**Directive**: Give all the lines below again, exactly, with no pictures.

**Data**:
━━━
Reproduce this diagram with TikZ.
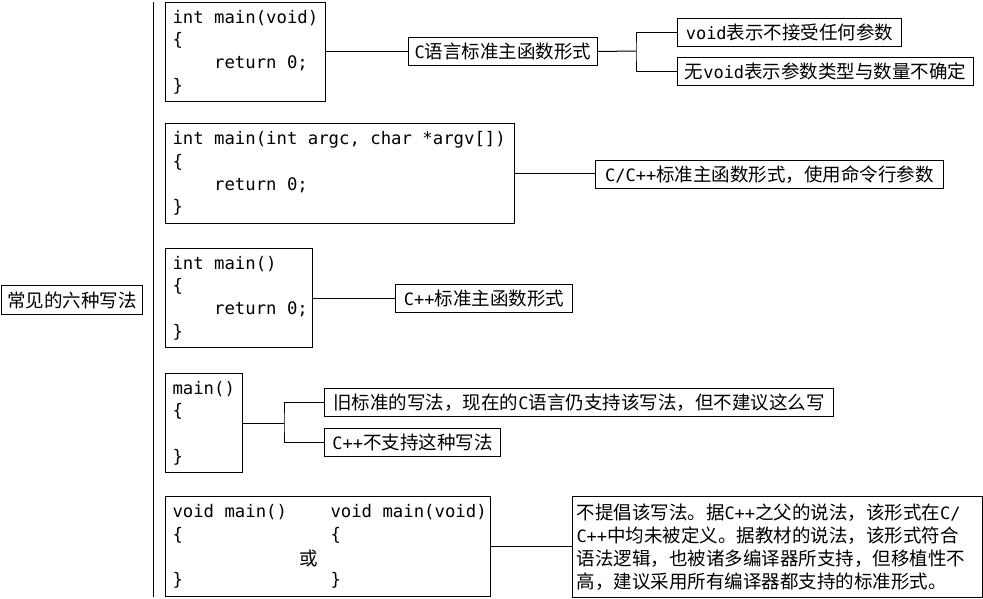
\documentclass[tikz,border=0pt]{standalone}
\usepackage{fontspec}
\newfontfamily\cjk{Noto Sans CJK SC}
\newfontfamily\code{DejaVu Sans Mono}[WordSpace={1,0,0}]
\newcommand\cv[1]{{\code\fontsize{17}{23}\selectfont #1}}
\begin{document}
\begin{tikzpicture}[x=1pt,y=1pt,line width=1pt,
  box/.style={draw,line width=1pt,rectangle,inner sep=0pt},
  codebox/.style={box,anchor=north west},
  codetext/.style={inner sep=0pt,anchor=west,align=left,font=\code\fontsize{17.3}{22.7}\selectfont},
  lbl/.style={box,anchor=north west,font=\cjk\fontsize{18.5}{23}\selectfont,minimum height=28pt},
  conn/.style={line width=1pt}]
\useasboundingbox (0,0) rectangle (983,-599);
% root
\node[lbl,minimum width=141pt,minimum height=29pt] (root) at (1,-285) {常见的六种写法};
\draw[conn] (153,-2) -- (153,-597);
% code boxes
\node[codebox,minimum width=160pt,minimum height=99pt] (c1) at (165,-2) {};
\node[codetext] (c1t) at ([xshift=7pt]c1.west) {int main(void)\\\{\\\phantom{0000}return 0;\\\}};
\node[codebox,minimum width=349pt,minimum height=100pt] (c2) at (165,-123) {};
\node[codetext] (c2t) at ([xshift=7pt]c2.west) {int main(int argc, char *argv[])\\\{\\\phantom{0000}return 0;\\\}};
\node[codebox,minimum width=147pt,minimum height=99pt] (c3) at (165,-248) {};
\node[codetext] (c3t) at ([xshift=7pt]c3.west) {int main()\\\{\\\phantom{0000}return 0;\\\}};
\node[codebox,minimum width=77pt,minimum height=99pt] (c4) at (165,-373) {};
\node[codetext] (c4t) at ([xshift=7pt]c4.west) {main()\\\{\\~\\\}};
\node[codebox,minimum width=325pt,minimum height=100pt] (c5) at (165,-496) {};
\node[codetext] (c5a) at ([xshift=7pt]c5.west) {void main()\\\{\\~\\\}};
\node[codetext] (c5b) at ([xshift=165pt]c5.west) {void main(void)\\\{\\~\\\}};
\node[inner sep=0pt,font=\cjk\fontsize{18.5}{23}\selectfont] (huo) at (309,-558) {或};
% labels
\node[lbl,minimum width=189pt] (l1) at (408,-37) {\cv{C}语言标准主函数形式};
\node[lbl,minimum width=224pt] (v1) at (677,-18) {\cv{void}表示不接受任何参数};
\node[lbl,minimum width=296pt] (v2) at (677,-57) {无\cv{void}表示参数类型与数量不确定};
\node[lbl,minimum width=348pt] (l2) at (595,-160) {\cv{C/C++}标准主函数形式，使用命令行参数};
\node[lbl,minimum width=177pt] (l3) at (395,-284) {\cv{C++}标准主函数形式};
\node[lbl,minimum width=509pt] (o1) at (324,-388) {旧标准的写法，现在的\cv{C}语言仍支持该写法，但不建议这么写};
\node[lbl,minimum width=176pt] (o2) at (324,-428) {\cv{C++}不支持这种写法};
\node[lbl,minimum width=410pt,minimum height=101pt,align=left,text width=402pt,inner xsep=4pt] (note) at (572,-496)
  {不提倡该写法。据\cv{C++}之父的说法，该形式在\cv{C/}\\
   \cv{C++}中均未被定义。据教材的说法，该形式符合\\
   语法逻辑，也被诸多编译器所支持，但移植性不\\
   高，建议采用所有编译器都支持的标准形式。};
% connectors
\coordinate (b1) at (636,-51);
\coordinate (b2) at (284,-423);
\draw[conn] (c1.east) -- (c1.east -| l1.west);
\draw[conn] (l1.east) -- (b1);
\draw[conn] (v1.west) -| (b1) |- (v2.west);
\draw[conn] (c2.east) -- (c2.east -| l2.west);
\draw[conn] (c3.east) -- (c3.east -| l3.west);
\draw[conn] (c4.east) -- (b2);
\draw[conn] (o1.west) -| (b2) |- (o2.west);
\draw[conn] (c5.east) -- (c5.east -| note.west);
\end{tikzpicture}
\end{document}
━━━
**Complete answer**:
Reproduce this diagram with TikZ.
\documentclass[tikz,border=0pt]{standalone}
\usepackage{fontspec}
\newfontfamily\cjk{Noto Sans CJK SC}
\newfontfamily\code{DejaVu Sans Mono}[WordSpace={1,0,0}]
\newcommand\cv[1]{{\code\fontsize{17}{23}\selectfont #1}}
\begin{document}
\begin{tikzpicture}[x=1pt,y=1pt,line width=1pt,
  box/.style={draw,line width=1pt,rectangle,inner sep=0pt},
  codebox/.style={box,anchor=north west},
  codetext/.style={inner sep=0pt,anchor=west,align=left,font=\code\fontsize{17.3}{22.7}\selectfont},
  lbl/.style={box,anchor=north west,font=\cjk\fontsize{18.5}{23}\selectfont,minimum height=28pt},
  conn/.style={line width=1pt}]
\useasboundingbox (0,0) rectangle (983,-599);
% root
\node[lbl,minimum width=141pt,minimum height=29pt] (root) at (1,-285) {常见的六种写法};
\draw[conn] (153,-2) -- (153,-597);
% code boxes
\node[codebox,minimum width=160pt,minimum height=99pt] (c1) at (165,-2) {};
\node[codetext] (c1t) at ([xshift=7pt]c1.west) {int main(void)\\\{\\\phantom{0000}return 0;\\\}};
\node[codebox,minimum width=349pt,minimum height=100pt] (c2) at (165,-123) {};
\node[codetext] (c2t) at ([xshift=7pt]c2.west) {int main(int argc, char *argv[])\\\{\\\phantom{0000}return 0;\\\}};
\node[codebox,minimum width=147pt,minimum height=99pt] (c3) at (165,-248) {};
\node[codetext] (c3t) at ([xshift=7pt]c3.west) {int main()\\\{\\\phantom{0000}return 0;\\\}};
\node[codebox,minimum width=77pt,minimum height=99pt] (c4) at (165,-373) {};
\node[codetext] (c4t) at ([xshift=7pt]c4.west) {main()\\\{\\~\\\}};
\node[codebox,minimum width=325pt,minimum height=100pt] (c5) at (165,-496) {};
\node[codetext] (c5a) at ([xshift=7pt]c5.west) {void main()\\\{\\~\\\}};
\node[codetext] (c5b) at ([xshift=165pt]c5.west) {void main(void)\\\{\\~\\\}};
\node[inner sep=0pt,font=\cjk\fontsize{18.5}{23}\selectfont] (huo) at (309,-558) {或};
% labels
\node[lbl,minimum width=189pt] (l1) at (408,-37) {\cv{C}语言标准主函数形式};
\node[lbl,minimum width=224pt] (v1) at (677,-18) {\cv{void}表示不接受任何参数};
\node[lbl,minimum width=296pt] (v2) at (677,-57) {无\cv{void}表示参数类型与数量不确定};
\node[lbl,minimum width=348pt] (l2) at (595,-160) {\cv{C/C++}标准主函数形式，使用命令行参数};
\node[lbl,minimum width=177pt] (l3) at (395,-284) {\cv{C++}标准主函数形式};
\node[lbl,minimum width=509pt] (o1) at (324,-388) {旧标准的写法，现在的\cv{C}语言仍支持该写法，但不建议这么写};
\node[lbl,minimum width=176pt] (o2) at (324,-428) {\cv{C++}不支持这种写法};
\node[lbl,minimum width=410pt,minimum height=101pt,align=left,text width=402pt,inner xsep=4pt] (note) at (572,-496)
  {不提倡该写法。据\cv{C++}之父的说法，该形式在\cv{C/}\\
   \cv{C++}中均未被定义。据教材的说法，该形式符合\\
   语法逻辑，也被诸多编译器所支持，但移植性不\\
   高，建议采用所有编译器都支持的标准形式。};
% connectors
\coordinate (b1) at (636,-51);
\coordinate (b2) at (284,-423);
\draw[conn] (c1.east) -- (c1.east -| l1.west);
\draw[conn] (l1.east) -- (b1);
\draw[conn] (v1.west) -| (b1) |- (v2.west);
\draw[conn] (c2.east) -- (c2.east -| l2.west);
\draw[conn] (c3.east) -- (c3.east -| l3.west);
\draw[conn] (c4.east) -- (b2);
\draw[conn] (o1.west) -| (b2) |- (o2.west);
\draw[conn] (c5.east) -- (c5.east -| note.west);
\end{tikzpicture}
\end{document}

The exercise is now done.